MENS EN RECHT - SOCIAL WORK JAAR
1+2
Boek: Mens en Recht
Samenvatting
,MENS EN RECHT - SOCIAL WORK JAAR 1
Boek: Mens en Recht
Inhoudsopgave mens en recht:
Hoofdstuk 1: Recht en regels
Hoofdstuk 2: Indeling van het recht
Hoofdstuk 6: Schulden
Hoofdstuk 7: Samenlevingsvormen en scheiding
Hoofdstuk 8: Ouderschap en gezag
Hoofdstuk 10: gezondheid
Hoofdstuk 12: Sociale zekerheid bij ziekte en
arbeidsongeschiktheid
Hoofdstuk 13: sociale zekerheid bij werkloosheid, werk
en ouderdom
Hoofdstuk 16: Hulp -en dienstverlening
Alle belangrijke dingen die je voor je toets mens en recht
moet kennen, zijn onderstreept blauw aangegeven. Heel
veel succes met leren en met je toets!
,Hoofdstuk 1: Recht en regels
1.1 Waarom is er recht?
In de Nederlandse samenleving heeft iedereen andere belangen. Om er voor te
zorgen dat er geen conflicten ontstaan, worden er vaak duidelijke afspraken
gemaakt. Het gebeurt vaak dat verschillende partijen verschillende
verwachtingen hebben, hierdoor kan het gebeuren dat een van de partijen zich
niet goed aan de duidelijk gemaakte afspraken houdt.

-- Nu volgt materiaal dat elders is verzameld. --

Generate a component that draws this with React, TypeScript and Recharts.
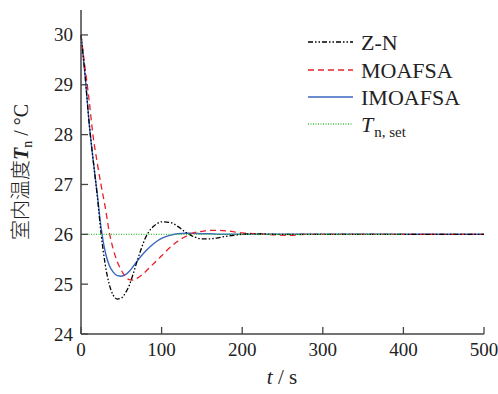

In alle gevallen van recht gaat het om rechten en plichten van mensen en van de
overheid. De rechten en plichten komen voort uit normen en waarden die voor
iedereen gelden in de maatschappij. Om het voor iedereen duidelijk te hebben,
worden de normen en waarden in zogenoemde rechtsregels vastgelegd, met de
wijze waarop de regels gehandhaafd kunnen worden.
Recht is er niet zomaar, het brengt een doelmatige ordening aan de
samenleving. Verkeersregels zorgen er bijvoorbeeld voor dat het geen chaos in
het verkeer wordt. Ook geeft het recht een soort van spelregels voor het gedrag
tussen mensen en het gedrag van de overheid naar mensen toe. Daarnaast
stuurt de overheid het gedrag van de burgers. Recht en rechtvaardigheid zijn
niet hetzelfde, maar het recht is in het beginsel wel gericht op rechtvaardigheid.
1.2 Vindplaatsen van het recht
Recht bestaat niet zomaar, het wordt namelijk door mensen bedacht en
gemaakt. Pas als de regels als rechtsregels zijn aanvaard en vastgesteld,
behoren ze tot het recht. Er zijn ook vindplaatsen van het recht, de zogenoemde
rechtsbronnen. Dat zijn er 4:
• De wet en regelgeving
Wetten bevatten rechtsregels die zijn vastgesteld door de overheid. Tot de
overheid in Nederland behoort de centrale volksvertegenwoordiging (Eerste en
Tweede kamer), dit wordt ook wel de Staten-Generaal genoemd. Ook lagere
overheidsorganen zoals de minister, Provinciale Staten en de gemeenteraden
kunnen rechtsregels vaststellen. De hoogste wetgever in Nederland zijn de
Staten-Generaal samen met de regering (Koning en ministers). Als zij samen met
een wetsvoorstel instemmen, kan er wet tot stand komen.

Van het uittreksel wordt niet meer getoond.